Microsoft Research, which employs more than 700 computer scientists, psychologists, sociologists, anthropologists, and medical doctors at five laboratories around the world, has developed hundreds of product innovations delivered in Microsoft products since 1991. The organization has also been pivotal in Microsoft's patent drive; it recorded its 5,000th patent earlier this year.
"From the beginning, Microsoft Research has provided an open, collaborative environment where the brightest minds in computer science can work together to tackle the hardest problems in computing and explore new ideas for reinventing the PC," Gates said. "During the past 15 years, Microsoft researchers have contributed amazing breakthroughs and insights that have advanced the state of the art in dozens of technology fields."
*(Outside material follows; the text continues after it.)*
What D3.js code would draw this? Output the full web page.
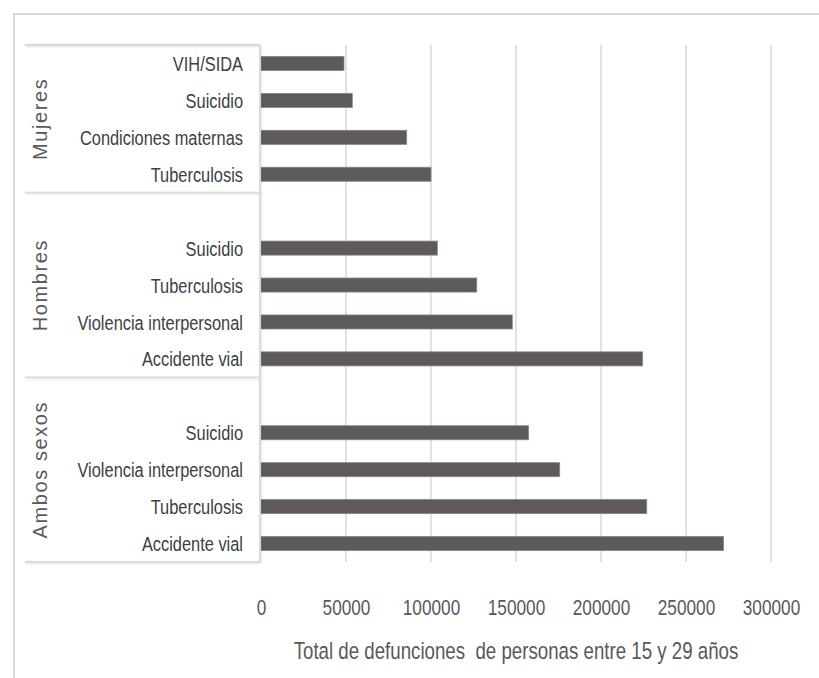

Several of the group's current projects were demonstrated at last week's event, including new visualization technologies that will provide new ways to view the world, such as combining maps from Windows Live with other maps; new streaming intelligence technologies that combine Web services, machine learning, and sensors to help mobile devices make useful predictions; and surface computing technologies that do away with the mouse and monitor and allow images and data to be displayed practically anywhere, and allow them to be manipulated with hand gestures.
Freedom to pursue practically any new computer-related research project has been a hallmark of those 15 years, says Microsoft Research senior vice president, Rick Rashid. "I'm extremely proud that Microsoft has given our researchers unwavering support to relentlessly pursue virtually any realm of computing with no boundaries but the limits of their imaginations," he says.